The sweet smell of orange
Over 30 thousand orange trees bring colour to the city. They can be seen practically everywhere. The fruits ripen primarily in the middle of December, however, the trees look most beautiful in spring, when they bloom with flowers. Their sweet smell is supposed to have anti-depressant properties. “Azahar” (Spanish orange flower) is a frequent ingredient of cosmetics manufactured in Spain.
If you want to bring with you an aromatic souvenir from Seville, it is worth looking for it in the composition of perfume or creams. The fruits themselves are unfortunately bitter and taste like unripe grapefruit. However, this does not mean that they are inedible – they have been used to make marmalades for centuries. I enjoy mixing them with the Payoyo ripened goat cheese, which is produced in the mountainous regions of the neighbouring province of Cádiz.

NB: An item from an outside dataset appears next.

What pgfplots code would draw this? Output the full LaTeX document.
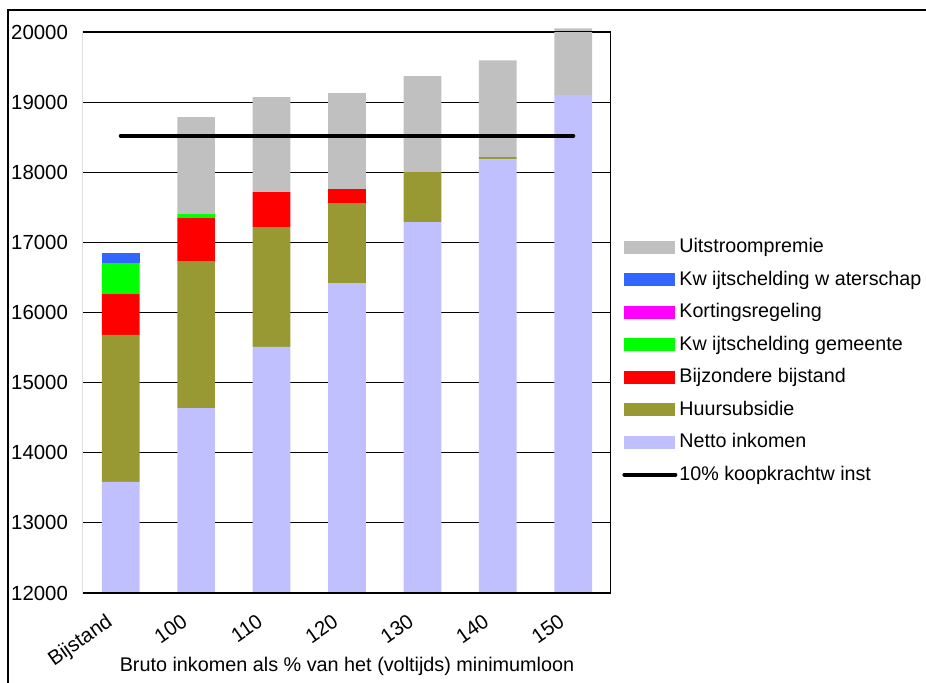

Spring is not just the time when orange flowers blossom. Besides autumn, it is also the best period to visit southern Spain, as the weather is the best at that time. As summer in Seville is really hot, it is good to plan your trip between April and June or between October and November.
During this period, the temperature oscillates between 23 and 33°C. Spring in Seville is also unique due to the celebrations of Holy Week and a colourful festival called Feria de Abril, usually celebrated two weeks after Easter.
Time for tapas
Some of the most popular appetizers in Seville include slices of exquisite ripened ham, eggplant with honey, tomato cream served cold, and gently cooked, almost melting in your mouth… bull’s tail. One of my favourite places is Taberna El Peregil, where, besides tapas, dessert orange wine is served. The tavern is very small, that is why you need to be careful not to miss it.
The restaurant is located at one of the most-crowded streets of the Santa Cruz district. After dinner, I often go for a drink at the hotel Doña María, which is just a few hundred meters from the tavern. Although you will not find it in a guidebook, I think it is the best place for evening relaxation with amazing views of the Giralda tower.